Description
This recording of Beethoven Trios follows the Van Baerle Trio's album dedicated to Mendelssohn's piano trios, and their debut CD, which featured works by Saint-Saëns, Loevendie and Ravel, received an Edison Award in 2013.
Beethoven's primary reason for settling in Vienna in 1792 was to study with Joseph Haydn. Beethoven's three Piano Trios op. 1 were the first compositions that he deemed important enough to give an opus number and were dedicated to Prince Karl Lichnowsky, one of his patrons. The trios contain four movements rather than the three that had been traditional in this genre. Although changes from major to minor had been common in the music of previous generations, where they would normally apply to just the last chord, Beethoven employs this technique more extensively.

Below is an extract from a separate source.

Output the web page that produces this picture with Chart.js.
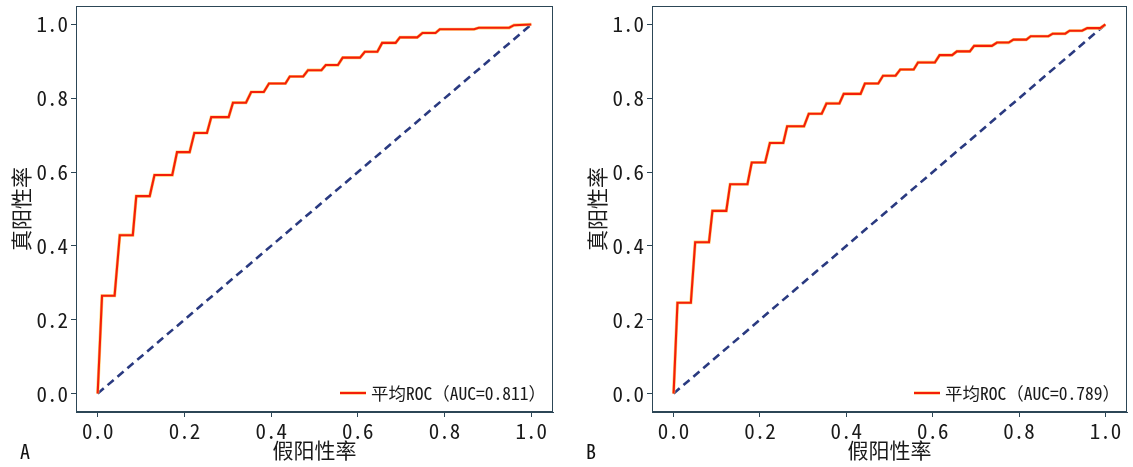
<!DOCTYPE html>
<html>
<head>
<meta charset="utf-8">
<script src="https://cdn.jsdelivr.net/npm/chart.js@4.4.1/dist/chart.umd.min.js"></script>
<style>
  html, body { margin: 0; padding: 0; background: #fff; }
  #wrap { position: relative; width: 1133px; height: 467px; overflow: hidden; }
  canvas { position: absolute; top: 0; }
  .panel { position: absolute; font-family: "Noto Sans Mono CJK SC", "Noto Sans CJK SC", sans-serif; font-size: 20px; color: #111; line-height: 1; }
</style>
</head>
<body>
<div id="wrap">
  <canvas id="cA" width="566" height="467" style="left:0px"></canvas>
  <canvas id="cB" width="567" height="467" style="left:566px"></canvas>
  <div class="panel" style="left:20px; top:441px;">A</div>
  <div class="panel" style="left:586px; top:441px;">B</div>
</div>
<script>
// ---- data ----
const tickValues = [0.0, 0.2, 0.4, 0.6, 0.8, 1.0];
const xTitle = "假阳性率";
const yTitle = "真阳性率";
const diagX = [0, 1];
const diagY = [0, 1];

const labelA = "平均ROC（AUC=0.811）";
const fprA = [0, 0.010, 0.039, 0.051, 0.081, 0.089, 0.120, 0.131, 0.172, 0.183, 0.212, 0.223, 0.252, 0.262, 0.302, 0.312, 0.342, 0.354, 0.383, 0.395, 0.433, 0.443, 0.474, 0.485, 0.516, 0.526, 0.554, 0.565, 0.605, 0.616, 0.645, 0.656, 0.687, 0.697, 0.737, 0.749, 0.779, 0.789, 0.868, 0.879, 0.949, 0.960, 1.0];
const tprA = [0, 0.265, 0.265, 0.429, 0.429, 0.535, 0.535, 0.592, 0.592, 0.654, 0.654, 0.706, 0.706, 0.749, 0.749, 0.788, 0.788, 0.817, 0.817, 0.840, 0.840, 0.859, 0.859, 0.876, 0.876, 0.890, 0.890, 0.910, 0.910, 0.926, 0.926, 0.950, 0.950, 0.965, 0.965, 0.977, 0.977, 0.987, 0.987, 0.991, 0.991, 0.998, 1.0];

const labelB = "平均ROC（AUC=0.789）";
const fprB = [0, 0.009, 0.040, 0.050, 0.082, 0.090, 0.122, 0.131, 0.171, 0.181, 0.212, 0.223, 0.254, 0.263, 0.302, 0.313, 0.343, 0.354, 0.384, 0.394, 0.433, 0.443, 0.474, 0.485, 0.514, 0.525, 0.556, 0.566, 0.605, 0.616, 0.645, 0.656, 0.686, 0.696, 0.737, 0.749, 0.776, 0.787, 0.817, 0.827, 0.868, 0.878, 0.907, 0.917, 0.946, 0.958, 0.988, 1.0];
const tprB = [0, 0.246, 0.246, 0.410, 0.410, 0.495, 0.495, 0.567, 0.567, 0.626, 0.626, 0.679, 0.679, 0.724, 0.724, 0.758, 0.758, 0.786, 0.786, 0.812, 0.812, 0.840, 0.840, 0.861, 0.861, 0.878, 0.878, 0.897, 0.897, 0.917, 0.917, 0.927, 0.927, 0.942, 0.942, 0.951, 0.951, 0.959, 0.959, 0.968, 0.968, 0.975, 0.975, 0.983, 0.983, 0.990, 0.990, 1.0];

// ---- styling ----
const MONO = '"Noto Sans Mono CJK SC", "Liberation Mono", monospace';
const CJK = '"Noto Sans CJK SC", sans-serif';
const SPINE = '#2c4656';
const RED = '#f41e08';
const HALO = '#ffcf70';
const NAVY = '#2a3a80';

function pts(xs, ys) { return xs.map((x, i) => ({ x: x, y: ys[i] })); }

const frame = {
  id: 'frame',
  afterDraw(chart) {
    const { ctx, chartArea: a } = chart;
    ctx.save();
    ctx.strokeStyle = SPINE;
    ctx.lineWidth = 1;
    ctx.strokeRect(Math.round(a.left) + 0.5, Math.round(a.top) + 0.5, Math.round(a.right - a.left) - 1, Math.round(a.bottom - a.top) - 1);
    ctx.restore();
  }
};

const legendIn = {
  id: 'legendIn',
  afterDraw(chart) {
    const { ctx, chartArea: a } = chart;
    const ds = chart.data.datasets[0];
    ctx.save();
    ctx.font = '17.5px ' + MONO;
    ctx.textBaseline = 'middle';
    ctx.textAlign = 'right';
    const y = a.bottom - 19;
    const xr = a.right - 7;
    const w = ctx.measureText(ds.label).width;
    ctx.fillStyle = '#1a1a1a';
    ctx.fillText(ds.label, xr, y);
    const x1 = xr - w - 5;
    ctx.lineCap = 'butt';
    ctx.strokeStyle = HALO; ctx.lineWidth = 3.2;
    ctx.beginPath(); ctx.moveTo(x1 - 26, y); ctx.lineTo(x1, y); ctx.stroke();
    ctx.strokeStyle = RED; ctx.lineWidth = 2.1;
    ctx.beginPath(); ctx.moveTo(x1 - 26, y); ctx.lineTo(x1, y); ctx.stroke();
    ctx.restore();
  }
};

function makeChart(id, xs, ys, label, padLeft, padRight) {
  const yWidth = 76;
  const xHeight = 53;
  return new Chart(document.getElementById(id), {
    type: 'line',
    data: {
      datasets: [
        { label: label, data: pts(xs, ys), borderColor: RED, borderWidth: 2.1, pointRadius: 0, tension: 0, fill: false },
        { label: '_halo', data: pts(xs, ys), borderColor: HALO, borderWidth: 3.2, pointRadius: 0, tension: 0, fill: false },
        { label: '_diag', data: pts(diagX, diagY), borderColor: NAVY, borderWidth: 2.6, borderDash: [8, 5], pointRadius: 0, tension: 0, fill: false }
      ]
    },
    options: {
      responsive: false,
      animation: false,
      devicePixelRatio: 1,
      layout: { padding: { left: padLeft, right: padRight, top: 6, bottom: 2 } },
      plugins: { legend: { display: false }, tooltip: { enabled: false } },
      scales: {
        x: {
          type: 'linear', min: -0.05, max: 1.05,
          afterBuildTicks: s => { s.ticks = tickValues.map(v => ({ value: v })); },
          afterFit: s => { s.height = xHeight; s.paddingLeft = 0; s.paddingRight = 0; },
          ticks: { callback: v => v.toFixed(1), font: { family: MONO, size: 21 }, color: '#1a1a1a', padding: 1, maxRotation: 0, autoSkip: false },
          grid: { drawOnChartArea: false, drawTicks: true, tickLength: 5, tickColor: SPINE },
          border: { display: true, color: SPINE, width: 1 },
          title: { display: true, text: xTitle, font: { family: CJK, size: 21 }, color: '#1a1a1a', padding: { top: 0, bottom: 2 } }
        },
        y: {
          type: 'linear', min: -0.05, max: 1.05,
          afterBuildTicks: s => { s.ticks = tickValues.map(v => ({ value: v })); },
          afterFit: s => { s.width = yWidth; s.paddingTop = 0; s.paddingBottom = 0; },
          ticks: { callback: v => v.toFixed(1), font: { family: MONO, size: 21 }, color: '#1a1a1a', padding: 3, autoSkip: false },
          grid: { drawOnChartArea: false, drawTicks: true, tickLength: 5, tickColor: SPINE },
          border: { display: true, color: SPINE, width: 1 },
          title: { display: true, text: yTitle, font: { family: CJK, size: 21 }, color: '#1a1a1a', padding: { top: 8, bottom: 0 } }
        }
      }
    },
    plugins: [frame, legendIn]
  });
}

function build() {
  makeChart('cA', fprA, tprA, labelA, 0, 13);
  makeChart('cB', fprB, tprB, labelB, 10, 6);
}

const loads = [
  document.fonts.load('20px "Noto Sans Mono CJK SC"', '0.1假'),
  document.fonts.load('21px "Noto Sans CJK SC"', '假阳性率'),
  document.fonts.load('20px "Liberation Mono"', '0.1')
];
Promise.all(loads).then(build, build);
</script>
</body>
</html>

Beethoven dedicated the Trio op. 11 to Maria Wilhelmine Countess of Thun-Hohenstein. He tried to make it a particularly attractive publication for the Viennese public: the trio could be performed with a clarinet instead of a violin, a flexible approach to instrumentation to increase its marketability. In addition, the last movement consists of a theme from Joseph Weigl's comic opera L'amor marinaro, followed by a series of variations. At the time when Beethoven wrote this trio, Weigl's opera was very popular in Vienna.
The Van Baerle Trio was founded in 2004 by the pianist Hannes Minnaar, violinist Maria Milstein and cellist Gideon den Herder. The name of the trio refers to the street where the three musicians met during their studies at the Conservatorium van Amsterdam.